What to produce: Copy out each line of the listing that has the word "React" in it.

----------------------------------------

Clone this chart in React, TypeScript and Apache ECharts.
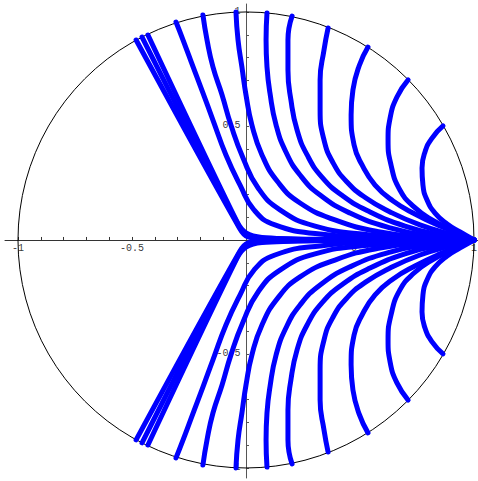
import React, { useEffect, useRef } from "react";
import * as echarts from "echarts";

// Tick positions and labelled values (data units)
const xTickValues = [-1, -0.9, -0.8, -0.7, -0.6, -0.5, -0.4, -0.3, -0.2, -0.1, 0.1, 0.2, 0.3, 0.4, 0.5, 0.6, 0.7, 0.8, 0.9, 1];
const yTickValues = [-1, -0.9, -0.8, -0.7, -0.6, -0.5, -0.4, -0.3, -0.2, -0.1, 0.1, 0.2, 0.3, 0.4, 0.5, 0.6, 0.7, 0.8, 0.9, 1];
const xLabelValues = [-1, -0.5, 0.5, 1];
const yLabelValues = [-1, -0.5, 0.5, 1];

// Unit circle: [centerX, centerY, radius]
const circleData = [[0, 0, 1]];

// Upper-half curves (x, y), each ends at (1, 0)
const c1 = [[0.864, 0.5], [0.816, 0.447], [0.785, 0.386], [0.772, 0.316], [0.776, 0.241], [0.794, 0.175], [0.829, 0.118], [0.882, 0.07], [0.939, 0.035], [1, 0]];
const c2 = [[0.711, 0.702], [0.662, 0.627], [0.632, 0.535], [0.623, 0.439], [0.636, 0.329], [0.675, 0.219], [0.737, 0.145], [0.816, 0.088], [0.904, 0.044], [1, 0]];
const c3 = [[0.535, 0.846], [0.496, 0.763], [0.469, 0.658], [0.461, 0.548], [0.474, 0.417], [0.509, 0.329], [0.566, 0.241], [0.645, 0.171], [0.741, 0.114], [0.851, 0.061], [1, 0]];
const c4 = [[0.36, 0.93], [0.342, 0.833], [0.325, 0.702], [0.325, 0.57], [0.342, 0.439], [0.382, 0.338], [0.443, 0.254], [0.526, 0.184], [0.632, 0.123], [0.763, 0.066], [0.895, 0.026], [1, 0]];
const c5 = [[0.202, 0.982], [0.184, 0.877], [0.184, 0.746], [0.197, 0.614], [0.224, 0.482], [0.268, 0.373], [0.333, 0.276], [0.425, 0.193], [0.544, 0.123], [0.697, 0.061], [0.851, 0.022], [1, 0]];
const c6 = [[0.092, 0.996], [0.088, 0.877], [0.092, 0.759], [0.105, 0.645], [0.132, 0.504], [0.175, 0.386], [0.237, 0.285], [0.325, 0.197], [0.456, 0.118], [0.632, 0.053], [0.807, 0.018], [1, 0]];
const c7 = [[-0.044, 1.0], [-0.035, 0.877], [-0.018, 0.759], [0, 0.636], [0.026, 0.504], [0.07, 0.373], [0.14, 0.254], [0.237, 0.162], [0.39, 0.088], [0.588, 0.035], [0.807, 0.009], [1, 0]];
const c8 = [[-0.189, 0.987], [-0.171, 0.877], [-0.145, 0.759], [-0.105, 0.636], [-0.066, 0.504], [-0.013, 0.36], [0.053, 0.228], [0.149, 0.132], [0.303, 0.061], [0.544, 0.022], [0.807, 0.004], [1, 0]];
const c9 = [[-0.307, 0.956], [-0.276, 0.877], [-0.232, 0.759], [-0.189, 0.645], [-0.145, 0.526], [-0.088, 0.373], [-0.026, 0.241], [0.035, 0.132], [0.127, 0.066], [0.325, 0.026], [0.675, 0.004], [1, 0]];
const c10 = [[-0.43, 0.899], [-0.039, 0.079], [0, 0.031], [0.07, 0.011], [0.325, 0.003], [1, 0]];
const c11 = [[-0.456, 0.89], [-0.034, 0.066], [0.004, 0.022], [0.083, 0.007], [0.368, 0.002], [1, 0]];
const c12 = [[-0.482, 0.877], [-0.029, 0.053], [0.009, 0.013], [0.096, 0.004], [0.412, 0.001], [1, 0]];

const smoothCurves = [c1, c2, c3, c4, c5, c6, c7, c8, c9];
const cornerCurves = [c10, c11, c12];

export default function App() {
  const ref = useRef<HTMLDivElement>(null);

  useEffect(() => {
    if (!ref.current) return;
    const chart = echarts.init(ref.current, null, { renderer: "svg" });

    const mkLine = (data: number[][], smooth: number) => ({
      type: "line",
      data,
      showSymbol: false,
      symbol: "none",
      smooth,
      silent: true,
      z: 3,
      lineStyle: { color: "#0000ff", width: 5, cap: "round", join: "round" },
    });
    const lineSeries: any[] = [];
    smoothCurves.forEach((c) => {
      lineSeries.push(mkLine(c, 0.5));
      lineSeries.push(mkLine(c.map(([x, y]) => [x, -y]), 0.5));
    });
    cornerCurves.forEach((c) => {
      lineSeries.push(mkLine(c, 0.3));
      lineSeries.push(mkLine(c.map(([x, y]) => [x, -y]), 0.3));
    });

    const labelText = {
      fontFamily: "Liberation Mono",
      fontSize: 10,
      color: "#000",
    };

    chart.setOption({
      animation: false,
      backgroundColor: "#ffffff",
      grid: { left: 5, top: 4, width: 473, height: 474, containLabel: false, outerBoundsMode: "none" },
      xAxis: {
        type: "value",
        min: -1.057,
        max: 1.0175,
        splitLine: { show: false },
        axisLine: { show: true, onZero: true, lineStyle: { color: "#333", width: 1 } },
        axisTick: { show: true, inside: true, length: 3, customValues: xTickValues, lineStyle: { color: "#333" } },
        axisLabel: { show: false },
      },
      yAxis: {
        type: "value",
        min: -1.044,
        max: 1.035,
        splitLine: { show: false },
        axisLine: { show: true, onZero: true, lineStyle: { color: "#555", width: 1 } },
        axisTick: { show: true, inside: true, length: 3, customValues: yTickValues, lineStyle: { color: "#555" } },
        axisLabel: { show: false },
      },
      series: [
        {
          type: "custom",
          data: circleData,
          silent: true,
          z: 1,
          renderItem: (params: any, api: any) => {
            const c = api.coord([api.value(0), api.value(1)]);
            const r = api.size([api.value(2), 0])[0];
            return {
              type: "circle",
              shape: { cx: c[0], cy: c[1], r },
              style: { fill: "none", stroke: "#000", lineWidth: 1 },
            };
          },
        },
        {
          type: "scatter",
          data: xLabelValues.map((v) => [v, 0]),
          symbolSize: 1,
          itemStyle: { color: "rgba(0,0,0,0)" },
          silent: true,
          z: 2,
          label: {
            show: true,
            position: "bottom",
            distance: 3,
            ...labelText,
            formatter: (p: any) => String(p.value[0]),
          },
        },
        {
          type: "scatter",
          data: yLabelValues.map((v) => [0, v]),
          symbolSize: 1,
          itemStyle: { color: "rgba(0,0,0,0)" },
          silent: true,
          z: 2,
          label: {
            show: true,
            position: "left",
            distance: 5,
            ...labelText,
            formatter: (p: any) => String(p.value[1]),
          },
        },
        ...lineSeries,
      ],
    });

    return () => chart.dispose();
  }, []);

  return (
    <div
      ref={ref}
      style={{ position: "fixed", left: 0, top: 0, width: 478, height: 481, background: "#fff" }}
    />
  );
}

----------------------------------------

Written reply:
Clone this chart in React, TypeScript and Apache ECharts.
import React, { useEffect, useRef } from "react";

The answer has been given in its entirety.